Sarah Gonzalez: Okay. President Biden has proposed $200 billion towards free, universal preschool. How can your study help inform us on what that might look like?
Christopher Walters: That's a great question. As scientists, we're always a little bit hesitant to extrapolate from what we found in one setting to other settings. This program would certainly be broader than the Boston program we looked at in the study, but at the same time, building on the evidence that we discussed earlier on small-scale experiments and non-experimental preschool evaluations, this is kind of one of the first pieces of evidence I think we have from a randomized research design on a large-scale program that's really serving a large share of kids in a particular city and a universal program that's open to all children in the city.

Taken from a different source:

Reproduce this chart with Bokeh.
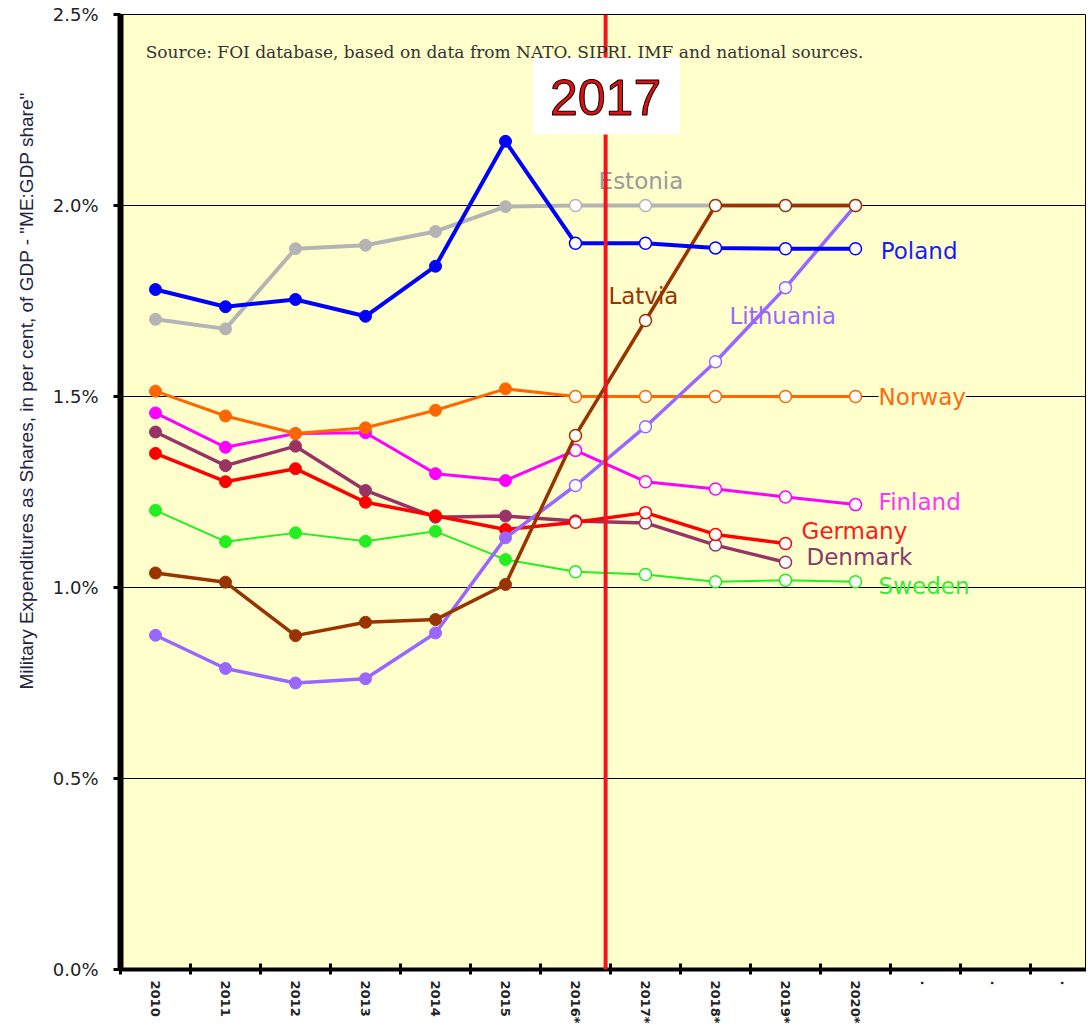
import math
from bokeh.plotting import figure
from bokeh.models import (Range1d, FixedTicker, PrintfTickFormatter, Span,
                          BoxAnnotation, Label, Title)
from bokeh.embed import file_html
from bokeh.resources import INLINE

# ---------------- data ----------------
categories = ["2010", "2011", "2012", "2013", "2014", "2015", "2016*",
              "2017*", "2018*", "2019*", "2020*", ".", ".", "."]
n_actual = 6  # 2010-2015 are actual values, the rest are estimates

poland    = [1.780, 1.735, 1.754, 1.710, 1.841, 2.168, 1.901, 1.901, 1.889, 1.887, 1.887]
estonia   = [1.702, 1.677, 1.887, 1.896, 1.932, 1.997, 2.000, 2.000, 2.000, 2.000, 2.000]
latvia    = [1.038, 1.014, 0.874, 0.909, 0.916, 1.008, 1.398, 1.699, 2.000, 2.000, 2.000]
lithuania = [0.875, 0.788, 0.750, 0.761, 0.881, 1.130, 1.267, 1.421, 1.591, 1.785, 2.000]
norway    = [1.514, 1.449, 1.403, 1.418, 1.464, 1.520, 1.500, 1.500, 1.500, 1.500, 1.500]
finland   = [1.457, 1.367, 1.403, 1.405, 1.298, 1.280, 1.359, 1.277, 1.258, 1.237, 1.217]
denmark   = [1.407, 1.319, 1.370, 1.254, 1.184, 1.187, 1.174, 1.169, 1.111, 1.066]
germany   = [1.351, 1.277, 1.311, 1.223, 1.188, 1.152, 1.171, 1.196, 1.139, 1.115]
sweden    = [1.202, 1.120, 1.143, 1.121, 1.147, 1.073, 1.041, 1.034, 1.015, 1.019, 1.015]

y_ticks = [0.0, 0.5, 1.0, 1.5, 2.0, 2.5]

series = [
    # name, values, line colour, label colour, line width, label pos (x slot, y)
    ("Estonia",   estonia,   "#b4b4b4", "#9a9a9a", 4.0, (6.83, 2.065)),
    ("Sweden",    sweden,    "#22ee22", "#33ee33", 2.0, (10.83, 1.005)),
    ("Denmark",   denmark,   "#993366", "#8a3a6a", 3.5, (9.80, 1.079)),
    ("Germany",   germany,   "#ff0000", "#ff1a1a", 3.5, (9.73, 1.149)),
    ("Finland",   finland,   "#ff00ff", "#ff33ff", 3.0, (10.83, 1.223)),
    ("Norway",    norway,    "#ff6600", "#ff6a10", 3.0, (10.83, 1.500)),
    ("Lithuania", lithuania, "#9966ff", "#9966ff", 3.5, (8.70, 1.712)),
    ("Latvia",    latvia,    "#993300", "#993300", 3.5, (6.97, 1.764)),
    ("Poland",    poland,    "#0000ff", "#1a1aff", 4.0, (10.86, 1.880)),
]

# ---------------- figure ----------------
p = figure(width=1086, height=1026,
           x_range=Range1d(0, 13.8), y_range=Range1d(0, 2.5),
           output_backend="svg", toolbar_location=None,
           min_border_left=120, min_border_right=0,
           min_border_top=14, min_border_bottom=56,
           background_fill_color="#ffffcc", border_fill_color="white",
           outline_line_color="black", outline_line_width=1)

# x axis: labels at slot centres (major), ticks at slot boundaries (minor)
centers = [i + 0.5 for i in range(len(categories))]
bounds = [float(i) for i in range(len(categories))]
p.xaxis.ticker = FixedTicker(ticks=centers, minor_ticks=bounds)
p.xaxis.major_label_overrides = {c: lab for c, lab in zip(centers, categories)}
p.xaxis.major_label_orientation = "vertical"
p.xaxis.major_tick_line_color = None
p.xaxis.major_tick_in = 0
p.xaxis.major_tick_out = 0
p.xaxis.minor_tick_line_color = "black"
p.xaxis.minor_tick_line_width = 3
p.xaxis.minor_tick_in = 6
p.xaxis.minor_tick_out = 5
p.xaxis.axis_line_width = 4
p.xaxis.axis_line_color = "black"
p.xaxis.major_label_standoff = 6
p.xaxis.major_label_text_font = "DejaVu Sans"
p.xaxis.major_label_text_font_style = "bold"
p.xaxis.major_label_text_font_size = "13px"
p.xaxis.major_label_text_color = "#222222"

p.yaxis.ticker = FixedTicker(ticks=y_ticks)
p.yaxis.formatter = PrintfTickFormatter(format="%.1f%%")
p.yaxis.axis_line_width = 6
p.yaxis.axis_line_color = "black"
p.yaxis.major_tick_in = 0
p.yaxis.major_tick_out = 7
p.yaxis.major_tick_line_width = 3
p.yaxis.minor_tick_line_color = None
p.yaxis.major_label_standoff = 15
p.yaxis.major_label_text_font = "DejaVu Sans"
p.yaxis.major_label_text_font_size = "18px"
p.yaxis.major_label_text_color = "#222222"

p.xgrid.visible = False
p.ygrid.ticker = FixedTicker(ticks=y_ticks)
p.ygrid.grid_line_color = "black"
p.ygrid.grid_line_width = 1

# y axis title (starts near the bottom, offset upward)
p.add_layout(Title(text='Military Expenditures  as Shares, in per cent, of GDP - "ME:GDP share"',
                   align="left", offset=280, standoff=26,
                   text_color="#222244", text_font="Liberation Sans",
                   text_font_size="19px", text_font_style="normal"), "left")

# ---------------- data series ----------------
for name, vals, col, lcol, lw, (lx, ly) in series:
    xs = centers[:len(vals)]
    p.line(xs, vals, line_color=col, line_width=lw)
    p.scatter(xs[:n_actual], vals[:n_actual], size=12, marker="circle",
              fill_color=col, line_color=col, line_width=1)
    p.scatter(xs[n_actual:], vals[n_actual:], size=12, marker="circle",
              fill_color="white", line_color=col, line_width=1.5)

for name, vals, col, lcol, lw, (lx, ly) in series:
    kw = {}
    if name == "Norway":
        kw = dict(background_fill_color="#ffffcc", background_fill_alpha=1.0)
    p.add_layout(Label(x=lx, y=ly, text=name, text_color=lcol,
                       text_font="DejaVu Sans", text_font_size="23px",
                       text_baseline="middle", text_align="left", **kw))

# ---------------- annotations ----------------
p.add_layout(Span(location=6.93, dimension="height", line_color="#f0141e",
                  line_width=4))
p.add_layout(BoxAnnotation(left=5.89, right=7.99, bottom=2.186, top=2.387,
                           fill_color="white", fill_alpha=1.0, line_color=None))
p.add_layout(Label(x=6.93, y=2.282, text="2017", text_color="#dd1111",
                   text_outline_color="black",
                   text_font="Liberation Sans", text_font_size="50px",
                   text_align="center", text_baseline="middle"))

p.add_layout(Label(x=0.36, y=2.403,
                   text="Source: FOI database, based on data from NATO. SIPRI. IMF and national sources.",
                   text_color="#333333", text_font="DejaVu Serif",
                   text_font_size="17px", text_baseline="middle"))

open("out.html", "w").write(file_html(p, INLINE))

In that sense, this is closer to what you might see if we did universal Pre-K, then the programs that have been evaluated in some previous work, and what we find is that, in Boston at least, this kind of universal program generated comparable benefits in terms of educational attainment, similar to what we saw on some of these smaller-scale studies earlier. At least from that perspective, it's kind of a possibility result and optimistic story for large-scale preschool, and we'd at least hope to see something similar if programs like this were implemented on a large scale elsewhere.
Sarah Gonzalez: Christopher Walters is an Associate Professor of Economics at UC Berkeley and is affiliated with the MIT School Effectiveness and Inequality Initiative. Chris, thank you so much for your time.
Christopher Walters: Thanks very much, Sarah.